**STORED DATA:**
§
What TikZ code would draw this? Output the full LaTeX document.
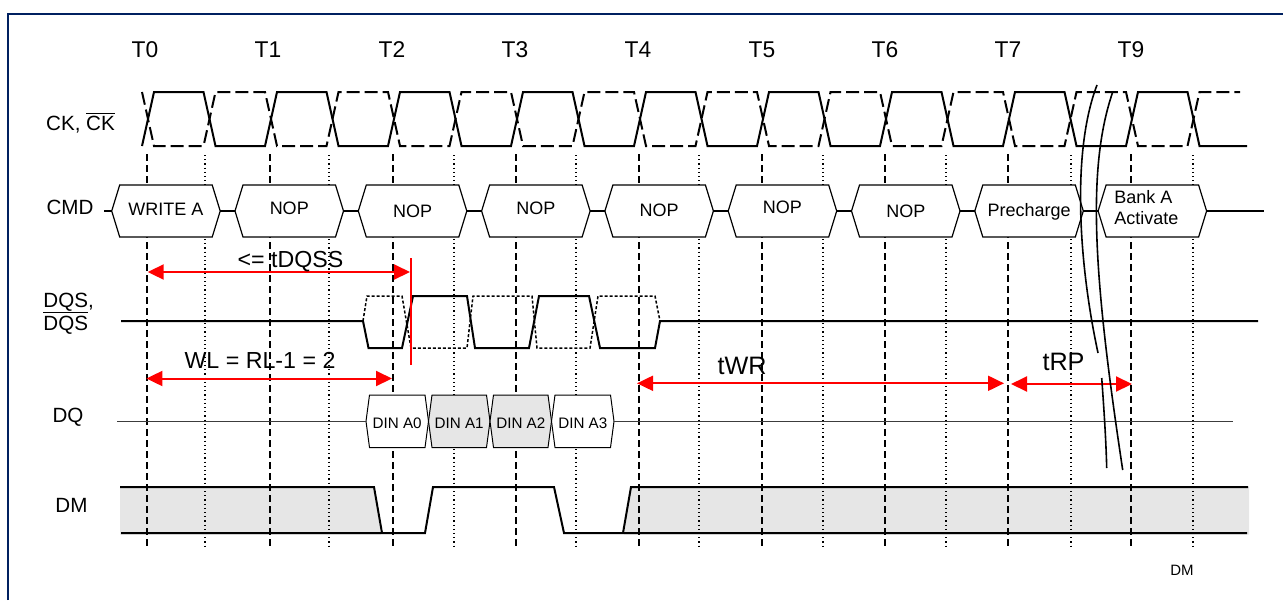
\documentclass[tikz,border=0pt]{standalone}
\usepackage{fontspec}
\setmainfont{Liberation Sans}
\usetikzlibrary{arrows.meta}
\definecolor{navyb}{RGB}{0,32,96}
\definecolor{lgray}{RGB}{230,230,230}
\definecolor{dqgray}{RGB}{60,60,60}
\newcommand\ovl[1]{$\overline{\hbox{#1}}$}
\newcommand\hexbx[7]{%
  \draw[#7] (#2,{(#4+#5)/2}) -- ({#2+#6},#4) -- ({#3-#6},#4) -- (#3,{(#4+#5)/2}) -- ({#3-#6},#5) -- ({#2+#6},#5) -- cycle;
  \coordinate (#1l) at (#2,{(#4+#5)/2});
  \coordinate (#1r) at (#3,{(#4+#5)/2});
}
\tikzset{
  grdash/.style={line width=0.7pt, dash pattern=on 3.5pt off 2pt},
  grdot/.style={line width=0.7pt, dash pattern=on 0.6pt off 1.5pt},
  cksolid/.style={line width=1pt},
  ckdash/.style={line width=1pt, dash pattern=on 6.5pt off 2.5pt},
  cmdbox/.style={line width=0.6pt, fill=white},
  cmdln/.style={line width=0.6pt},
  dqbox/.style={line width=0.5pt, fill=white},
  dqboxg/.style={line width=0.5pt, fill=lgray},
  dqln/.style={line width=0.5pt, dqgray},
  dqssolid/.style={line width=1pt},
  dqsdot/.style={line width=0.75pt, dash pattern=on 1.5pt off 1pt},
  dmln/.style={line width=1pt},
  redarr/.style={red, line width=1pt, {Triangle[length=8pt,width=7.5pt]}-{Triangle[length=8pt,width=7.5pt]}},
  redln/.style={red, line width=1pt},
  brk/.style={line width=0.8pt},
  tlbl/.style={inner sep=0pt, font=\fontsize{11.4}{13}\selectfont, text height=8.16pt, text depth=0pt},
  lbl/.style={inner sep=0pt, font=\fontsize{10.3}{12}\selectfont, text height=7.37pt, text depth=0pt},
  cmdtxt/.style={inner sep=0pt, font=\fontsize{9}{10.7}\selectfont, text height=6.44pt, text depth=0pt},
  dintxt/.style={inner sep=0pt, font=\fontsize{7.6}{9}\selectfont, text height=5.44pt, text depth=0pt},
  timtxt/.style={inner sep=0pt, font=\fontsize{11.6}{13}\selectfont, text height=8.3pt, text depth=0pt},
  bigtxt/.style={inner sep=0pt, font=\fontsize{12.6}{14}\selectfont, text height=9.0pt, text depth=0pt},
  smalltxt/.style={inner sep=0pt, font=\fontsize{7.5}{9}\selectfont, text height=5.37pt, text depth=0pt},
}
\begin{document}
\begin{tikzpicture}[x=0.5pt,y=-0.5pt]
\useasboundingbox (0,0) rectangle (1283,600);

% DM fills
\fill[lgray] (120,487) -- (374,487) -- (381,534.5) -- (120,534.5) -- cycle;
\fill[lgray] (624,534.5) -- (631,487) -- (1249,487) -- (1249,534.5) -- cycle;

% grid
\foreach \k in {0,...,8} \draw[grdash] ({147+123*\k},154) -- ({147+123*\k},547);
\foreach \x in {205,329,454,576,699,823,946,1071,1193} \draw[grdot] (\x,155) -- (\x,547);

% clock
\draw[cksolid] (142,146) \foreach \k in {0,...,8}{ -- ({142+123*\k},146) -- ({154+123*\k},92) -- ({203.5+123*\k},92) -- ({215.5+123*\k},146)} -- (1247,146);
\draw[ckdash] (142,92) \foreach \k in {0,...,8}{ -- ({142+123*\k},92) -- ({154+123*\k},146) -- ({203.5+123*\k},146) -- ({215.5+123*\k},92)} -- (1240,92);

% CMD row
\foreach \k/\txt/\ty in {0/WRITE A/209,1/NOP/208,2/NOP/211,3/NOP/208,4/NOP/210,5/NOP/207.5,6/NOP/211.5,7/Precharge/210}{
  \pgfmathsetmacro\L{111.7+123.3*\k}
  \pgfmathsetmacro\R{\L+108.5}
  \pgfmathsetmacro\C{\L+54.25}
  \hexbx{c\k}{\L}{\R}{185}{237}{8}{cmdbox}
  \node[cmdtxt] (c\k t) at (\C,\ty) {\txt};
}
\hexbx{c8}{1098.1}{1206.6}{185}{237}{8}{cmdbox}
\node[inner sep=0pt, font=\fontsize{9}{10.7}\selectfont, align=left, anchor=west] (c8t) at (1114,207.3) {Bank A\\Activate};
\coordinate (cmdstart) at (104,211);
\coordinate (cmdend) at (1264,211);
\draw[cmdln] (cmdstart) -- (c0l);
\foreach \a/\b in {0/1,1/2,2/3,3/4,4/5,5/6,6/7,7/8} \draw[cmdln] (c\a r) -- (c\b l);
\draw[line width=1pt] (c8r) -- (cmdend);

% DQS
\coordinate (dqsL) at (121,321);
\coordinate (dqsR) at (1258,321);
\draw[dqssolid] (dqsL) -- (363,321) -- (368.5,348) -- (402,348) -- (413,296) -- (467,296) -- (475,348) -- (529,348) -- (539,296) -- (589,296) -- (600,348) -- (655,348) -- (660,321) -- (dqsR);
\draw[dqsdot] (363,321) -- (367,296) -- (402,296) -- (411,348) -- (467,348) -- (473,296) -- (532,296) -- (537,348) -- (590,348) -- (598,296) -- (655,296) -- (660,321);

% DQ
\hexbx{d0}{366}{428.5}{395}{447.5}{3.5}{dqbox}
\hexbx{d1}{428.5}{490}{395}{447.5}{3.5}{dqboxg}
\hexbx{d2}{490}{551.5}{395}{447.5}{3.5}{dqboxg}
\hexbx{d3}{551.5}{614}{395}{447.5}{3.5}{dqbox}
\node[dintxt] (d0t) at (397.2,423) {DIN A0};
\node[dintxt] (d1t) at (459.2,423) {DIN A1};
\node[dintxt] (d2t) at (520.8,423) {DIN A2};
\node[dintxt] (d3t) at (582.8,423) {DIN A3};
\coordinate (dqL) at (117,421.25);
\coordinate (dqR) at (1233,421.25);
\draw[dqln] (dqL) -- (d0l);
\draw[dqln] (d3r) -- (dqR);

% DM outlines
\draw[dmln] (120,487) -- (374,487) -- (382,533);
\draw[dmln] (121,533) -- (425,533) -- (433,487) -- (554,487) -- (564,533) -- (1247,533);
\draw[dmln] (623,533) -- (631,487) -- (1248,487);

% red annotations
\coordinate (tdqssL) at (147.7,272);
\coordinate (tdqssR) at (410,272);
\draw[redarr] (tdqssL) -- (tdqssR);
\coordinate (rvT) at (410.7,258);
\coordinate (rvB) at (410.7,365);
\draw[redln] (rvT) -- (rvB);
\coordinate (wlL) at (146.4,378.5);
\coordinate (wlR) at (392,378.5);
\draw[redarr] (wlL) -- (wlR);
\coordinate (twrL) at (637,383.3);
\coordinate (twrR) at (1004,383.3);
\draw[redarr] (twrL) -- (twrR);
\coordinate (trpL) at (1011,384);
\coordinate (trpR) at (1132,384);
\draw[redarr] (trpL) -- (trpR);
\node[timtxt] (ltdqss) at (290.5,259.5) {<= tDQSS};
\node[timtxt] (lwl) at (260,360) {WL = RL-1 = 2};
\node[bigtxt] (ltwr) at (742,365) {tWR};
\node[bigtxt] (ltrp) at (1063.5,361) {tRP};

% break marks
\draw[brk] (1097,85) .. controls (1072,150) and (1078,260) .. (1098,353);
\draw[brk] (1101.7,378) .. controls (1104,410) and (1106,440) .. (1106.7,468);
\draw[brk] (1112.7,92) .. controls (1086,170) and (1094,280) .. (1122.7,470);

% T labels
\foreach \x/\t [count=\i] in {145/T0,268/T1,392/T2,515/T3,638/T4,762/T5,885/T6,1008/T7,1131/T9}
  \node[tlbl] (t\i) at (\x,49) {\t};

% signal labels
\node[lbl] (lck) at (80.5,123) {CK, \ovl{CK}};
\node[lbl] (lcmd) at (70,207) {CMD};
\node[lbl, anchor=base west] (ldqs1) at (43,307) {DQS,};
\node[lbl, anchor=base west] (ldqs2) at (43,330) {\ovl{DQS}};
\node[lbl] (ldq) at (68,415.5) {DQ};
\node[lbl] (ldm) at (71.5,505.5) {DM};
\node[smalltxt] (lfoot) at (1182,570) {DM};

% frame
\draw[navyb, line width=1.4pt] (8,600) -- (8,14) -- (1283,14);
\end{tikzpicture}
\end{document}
§
**PROBLEM TO SOLVE:** Starting with the first line of the data above and ending with the line containing "(0,0) rectangle (1283,600);", please restate every line exactly, leaving images out.

**WORKED SOLUTION:**
What TikZ code would draw this? Output the full LaTeX document.
\documentclass[tikz,border=0pt]{standalone}
\usepackage{fontspec}
\setmainfont{Liberation Sans}
\usetikzlibrary{arrows.meta}
\definecolor{navyb}{RGB}{0,32,96}
\definecolor{lgray}{RGB}{230,230,230}
\definecolor{dqgray}{RGB}{60,60,60}
\newcommand\ovl[1]{$\overline{\hbox{#1}}$}
\newcommand\hexbx[7]{%
  \draw[#7] (#2,{(#4+#5)/2}) -- ({#2+#6},#4) -- ({#3-#6},#4) -- (#3,{(#4+#5)/2}) -- ({#3-#6},#5) -- ({#2+#6},#5) -- cycle;
  \coordinate (#1l) at (#2,{(#4+#5)/2});
  \coordinate (#1r) at (#3,{(#4+#5)/2});
}
\tikzset{
  grdash/.style={line width=0.7pt, dash pattern=on 3.5pt off 2pt},
  grdot/.style={line width=0.7pt, dash pattern=on 0.6pt off 1.5pt},
  cksolid/.style={line width=1pt},
  ckdash/.style={line width=1pt, dash pattern=on 6.5pt off 2.5pt},
  cmdbox/.style={line width=0.6pt, fill=white},
  cmdln/.style={line width=0.6pt},
  dqbox/.style={line width=0.5pt, fill=white},
  dqboxg/.style={line width=0.5pt, fill=lgray},
  dqln/.style={line width=0.5pt, dqgray},
  dqssolid/.style={line width=1pt},
  dqsdot/.style={line width=0.75pt, dash pattern=on 1.5pt off 1pt},
  dmln/.style={line width=1pt},
  redarr/.style={red, line width=1pt, {Triangle[length=8pt,width=7.5pt]}-{Triangle[length=8pt,width=7.5pt]}},
  redln/.style={red, line width=1pt},
  brk/.style={line width=0.8pt},
  tlbl/.style={inner sep=0pt, font=\fontsize{11.4}{13}\selectfont, text height=8.16pt, text depth=0pt},
  lbl/.style={inner sep=0pt, font=\fontsize{10.3}{12}\selectfont, text height=7.37pt, text depth=0pt},
  cmdtxt/.style={inner sep=0pt, font=\fontsize{9}{10.7}\selectfont, text height=6.44pt, text depth=0pt},
  dintxt/.style={inner sep=0pt, font=\fontsize{7.6}{9}\selectfont, text height=5.44pt, text depth=0pt},
  timtxt/.style={inner sep=0pt, font=\fontsize{11.6}{13}\selectfont, text height=8.3pt, text depth=0pt},
  bigtxt/.style={inner sep=0pt, font=\fontsize{12.6}{14}\selectfont, text height=9.0pt, text depth=0pt},
  smalltxt/.style={inner sep=0pt, font=\fontsize{7.5}{9}\selectfont, text height=5.37pt, text depth=0pt},
}
\begin{document}
\begin{tikzpicture}[x=0.5pt,y=-0.5pt]
\useasboundingbox (0,0) rectangle (1283,600);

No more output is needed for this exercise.